O Roma o Orte
di Marco Travaglio
Almeno un aspetto rincuorante il disastro delle ferrovie ce l’ha: non è tornato il fascismo. Quando c’era Lui, i treni arrivavano in orario, almeno qualcuno; con Salvini, antifascista di provata fede, nessuno. Una volta è il chiodo, un’altra il pantografo, poi la sfiga, i malgoverni precedenti (quasi tutti con leghisti nei Trasporti), “Conte e l’Italia lunga e stretta” (copyright Bocchino), ora il sabotaggio, prossimamente le cavallette (ma non trascureremmo la guerra ibrida degli hacker di Putin). Sta di fatto che il cosiddetto “ministro competente” è più letale di qualunque sindacato: partono e arrivano più treni quando c’è sciopero generale che nei giorni normali. Del resto, come dice il meraviglioso ministro dei Rapporti col Parlamento Ciriani che risponde alle interrogazioni al posto del collega latitante, “la percentuale dei ritardi è in linea con gli ultimi anni”: quindi tutto bene. E nessun pericolo di nuove marce di Roma. Mussolini non fece neppure un metro di cammino e arrivò da Milano in treno sul vagone letto. Oggi farebbe prima a piedi o a cavallo.

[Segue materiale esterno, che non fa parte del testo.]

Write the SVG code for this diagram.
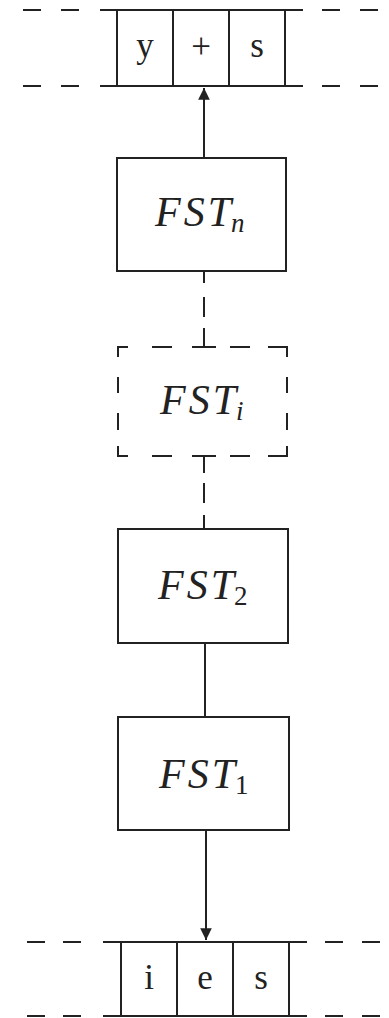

Ma che il pericolo fascista sia scongiurato lo dimostra anche la presenza di Carlo Nordio sulla scrivania che fu di Alfredo Rocco. L’ultima ideona, non si sa se esclusiva di Carletto Mezzolitro o condivisa con altri giureconsulti, è lo scudo penale per agenti delle forze dell’ordine. Che oggi, se ci scappa il morto o il ferito, vengono iscritti nel registro degli indagati per omicidio o tentato omicidio o lesioni, dolosi o colposi, come ogni comune mortale. Tutta colpa di quel fascista buonista di Rocco, che non pensò di esentarli. Ma i suoi aspiranti eredi studiano appositi “meccanismi” per evitare che, col morto in terra o il ferito in ospedale, quelli vengano indagati dal pm pagato per scoprire se sono colpevoli o innocenti. Si indaga dunque per omicidio o lesioni senza indagati. Così sul poliziotto o il carabiniere che ha sparato si può investigare all’infinito (è l’iscrizione che fa partire il countdown dei termini). E, quando viene sentito dal pm per dare la sua versione, essendo un testimone non può avere l’avvocato e soprattutto ha l’obbligo di parlare e dire la verità: anche se deve accusare se stesso. Se tace o mente, cosa che potrebbe fare da indagato ma non da teste, viene subito iscritto per reticenza o falsa testimonianza e solo allora può consigliarsi con un legale. Quindi, se è innocente si becca comunque un processo e una condanna per i suoi silenzi e le sue bugie. Se invece è colpevole, ne rischia addirittura due: per aver taciuto o mentito e soprattutto per avere sparato. Per sapere queste cose non è necessario resuscitare Alfredo Rocco: basta chiedere a uno studente al primo giorno di Giurisprudenza. Sempreché la fastidiosa facoltà non sia stata nel frattempo abrogata.